------ DATA EXCERPT ------
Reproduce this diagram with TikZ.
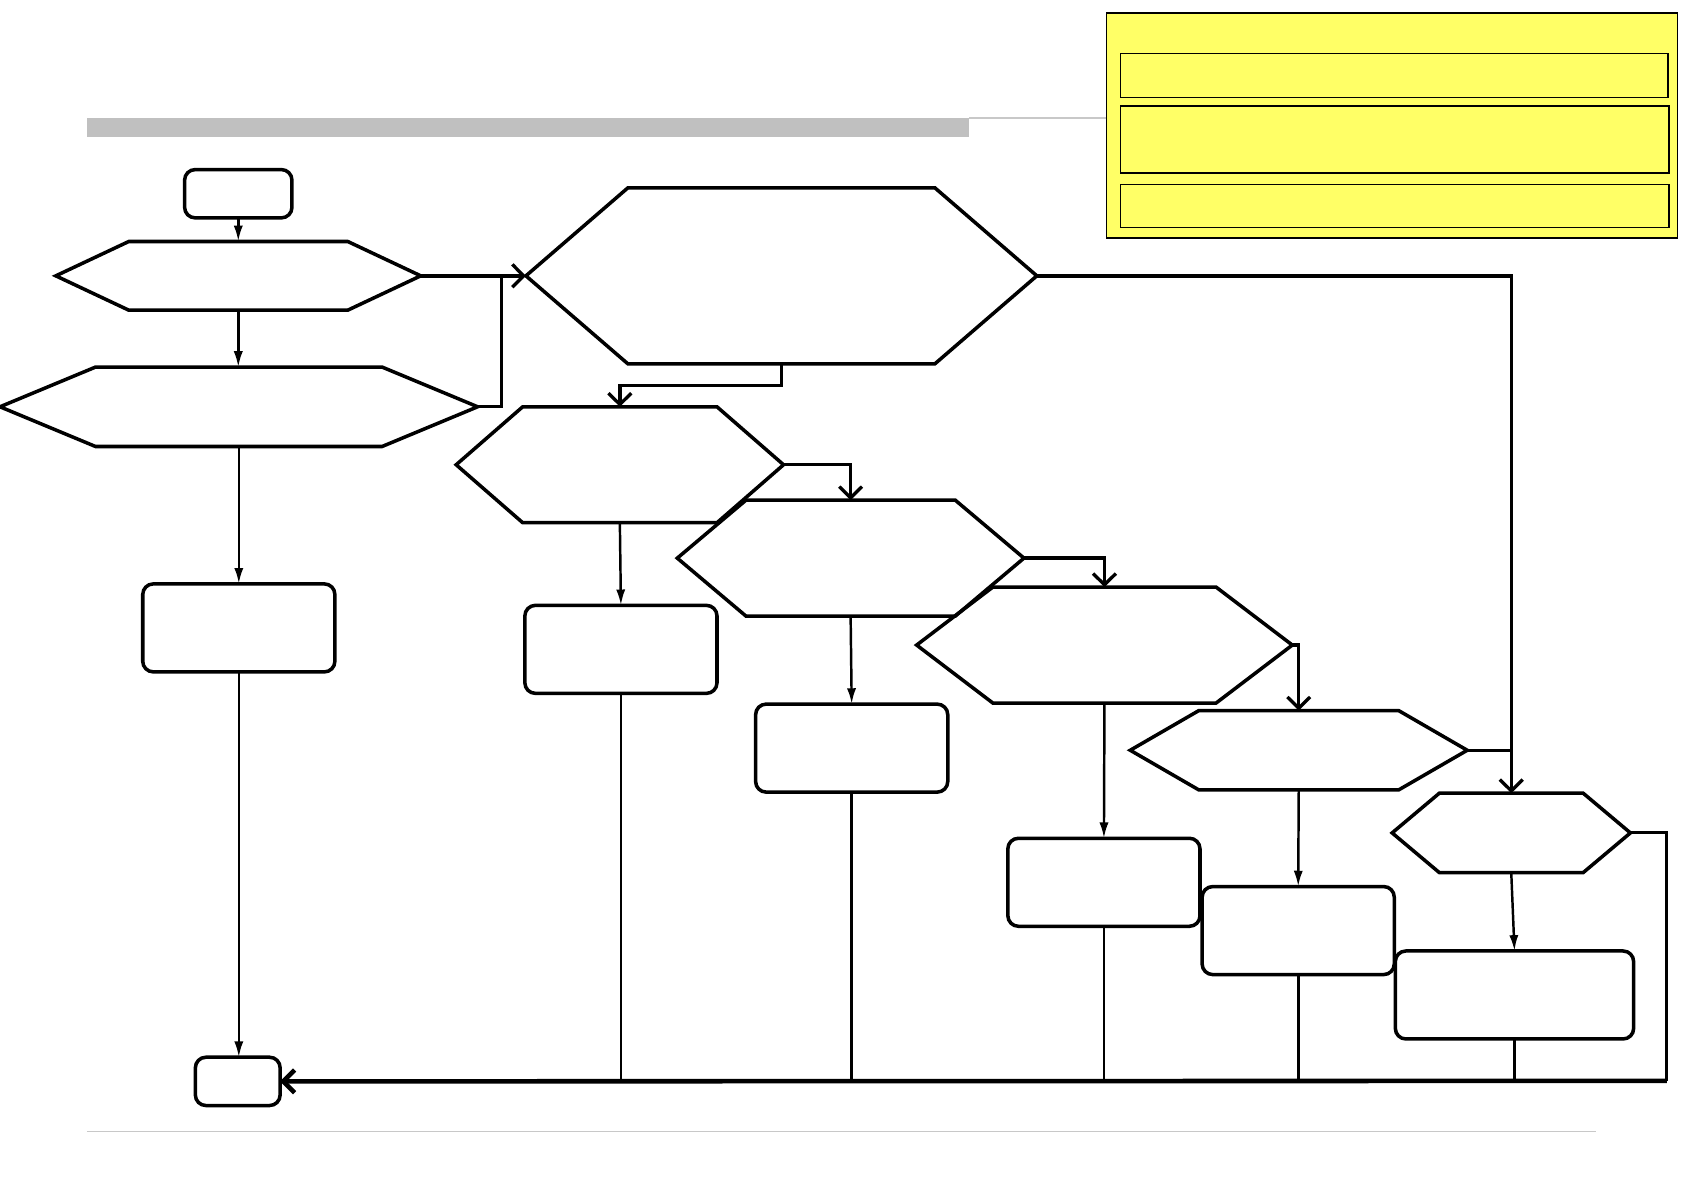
\documentclass[tikz,border=0pt]{standalone}
\usepackage{tikz}
\usetikzlibrary{arrows.meta,calc}
\definecolor{barGray}{RGB}{192,192,192}
\definecolor{ruleGray}{RGB}{200,200,200}
\definecolor{noteYellow}{RGB}{255,255,102}
\def\px{0.010733cm}
\newcommand{\hexnode}[6]{%
  \node[hexcore, minimum width=#4*\px, minimum height=#5*\px] (#1) at (#2,#3) {};
  \draw[hexline] (#1.west) -- ($(#1.north west)+(#6,0)$) -- ($(#1.north east)+(-#6,0)$)
    -- (#1.east) -- ($(#1.south east)+(-#6,0)$) -- ($(#1.south west)+(#6,0)$) -- cycle;}

\begin{document}
\begin{tikzpicture}[x=\px, y=-\px,
    hexcore/.style={rectangle, inner sep=0pt, outer sep=0pt},
    hexline/.style={line width=1pt, line join=miter},
    box/.style={draw, line width=1pt, rounded corners=3pt, inner sep=0pt, outer sep=0pt},
    notebox/.style={draw, line width=0.45pt, fill=noteYellow, inner sep=0pt, outer sep=0pt},
    flow/.style={-{Latex[length=4.5pt,width=2.6pt]}, line width=0.7pt},
    bigflow/.style={-{Straight Barb[length=3.2pt,width=6.5pt]}, line width=0.95pt},
    link/.style={line width=0.8pt}]

    \useasboundingbox (0,0) rectangle (1568,1110);

    \fill[barGray] (81,110) rectangle (903,128);
    \draw[ruleGray, line width=0.45pt] (903,110) -- (1030,110);
    \draw[ruleGray, line width=0.45pt] (81,1054) -- (1487,1054);

    \node[notebox, minimum width=532*\px, minimum height=210*\px] (Note) at (1297,117) {};
    \node[notebox, minimum width=510*\px, minimum height=41*\px] (NoteA) at (1299,70.5) {};
    \node[notebox, minimum width=511*\px, minimum height=62*\px] (NoteB) at (1299.5,130) {};
    \node[notebox, minimum width=511*\px, minimum height=40*\px] (NoteC) at (1299.5,192) {};

    \node[box, minimum width=100*\px, minimum height=45*\px] (Start) at (222,180.5) {};
    \hexnode{Q1}{222}{257}{340}{64}{68}
    \hexnode{Q2}{222.5}{379}{445}{74}{89}
    \hexnode{QA}{728}{257}{476}{164}{95}
    \hexnode{Q3}{577.5}{433}{305}{108}{62}
    \hexnode{Q4}{792.5}{520}{323}{108}{64}
    \hexnode{Q5}{1029}{601}{350}{108}{71}
    \hexnode{Q6}{1210}{699}{314}{74}{64}
    \hexnode{Q7}{1408}{776}{222}{74}{44}

    \node[box, minimum width=179*\px, minimum height=82*\px] (R1) at (222.5,585) {};
    \node[box, minimum width=179*\px, minimum height=82*\px] (R2) at (578.5,605) {};
    \node[box, minimum width=179*\px, minimum height=82*\px] (R3) at (793.5,697) {};
    \node[box, minimum width=179*\px, minimum height=82*\px] (R4) at (1028.5,822) {};
    \node[box, minimum width=179*\px, minimum height=82*\px] (R5) at (1209.5,867) {};
    \node[box, minimum width=222*\px, minimum height=82*\px] (R6) at (1411,927) {};
    \node[box, minimum width=79*\px, minimum height=45*\px] (End) at (221.5,1007.5) {};

    \coordinate (J1) at (467,257);
    \coordinate (J2) at (1553,1007);

    \draw[flow] (Start) -- (Q1);
    \draw[flow] (Q1.south) -- (Q1.south |- Q2.north);
    \draw[bigflow] (Q1.east) -- (QA.west);
    \draw[link] (Q2.east) -| (J1);
    \draw[bigflow] (QA.south) -- ++(0,20) -| (Q3.north);
    \draw[bigflow] (QA.east) -| (Q7.north);
    \draw[bigflow] (Q3.east) -| (Q4.north);
    \draw[bigflow] (Q4.east) -| (Q5.north);
    \draw[bigflow] (Q5.east) -| (Q6.north);
    \draw[link] (Q6.east) -- (Q6.east -| Q7.north);

    \draw[flow] (Q2.south) -- (Q2.south |- R1.north);
    \draw[flow] (R1.south) -- (R1.south |- End.north);
    \draw[flow] (Q3.south) -- (R2.north);
    \draw[flow] (Q4.south) -- (R3.north);
    \draw[flow] (Q5.south) -- (R4.north);
    \draw[flow] (Q6.south) -- (R5.north);
    \draw[flow] (Q7.south) -- (R6.north);

    \draw[link] (Q7.east) -| (J2);
    \draw[bigflow, line width=1.3pt] (J2) -- (End.east);
    \draw[link] (R2.south) -- (R2.south |- End.east);
    \draw[link] (R3.south) -- (R3.south |- End.east);
    \draw[link] (R4.south) -- (R4.south |- End.east);
    \draw[link] (R5.south) -- (R5.south |- End.east);
    \draw[link] (R6.south) -- (R6.south |- End.east);

\end{tikzpicture}
\end{document}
------
(GIVEN PROBLEM): Repeat the lines exactly as they stand, from the opening line of the data through the line with "-- (#1.east) -- ($(#1.south". Pictures stay out of the copy.

(TASK OUTPUT):
Reproduce this diagram with TikZ.
\documentclass[tikz,border=0pt]{standalone}
\usepackage{tikz}
\usetikzlibrary{arrows.meta,calc}
\definecolor{barGray}{RGB}{192,192,192}
\definecolor{ruleGray}{RGB}{200,200,200}
\definecolor{noteYellow}{RGB}{255,255,102}
\def\px{0.010733cm}
\newcommand{\hexnode}[6]{%
  \node[hexcore, minimum width=#4*\px, minimum height=#5*\px] (#1) at (#2,#3) {};
  \draw[hexline] (#1.west) -- ($(#1.north west)+(#6,0)$) -- ($(#1.north east)+(-#6,0)$)
    -- (#1.east) -- ($(#1.south east)+(-#6,0)$) -- ($(#1.south west)+(#6,0)$) -- cycle;}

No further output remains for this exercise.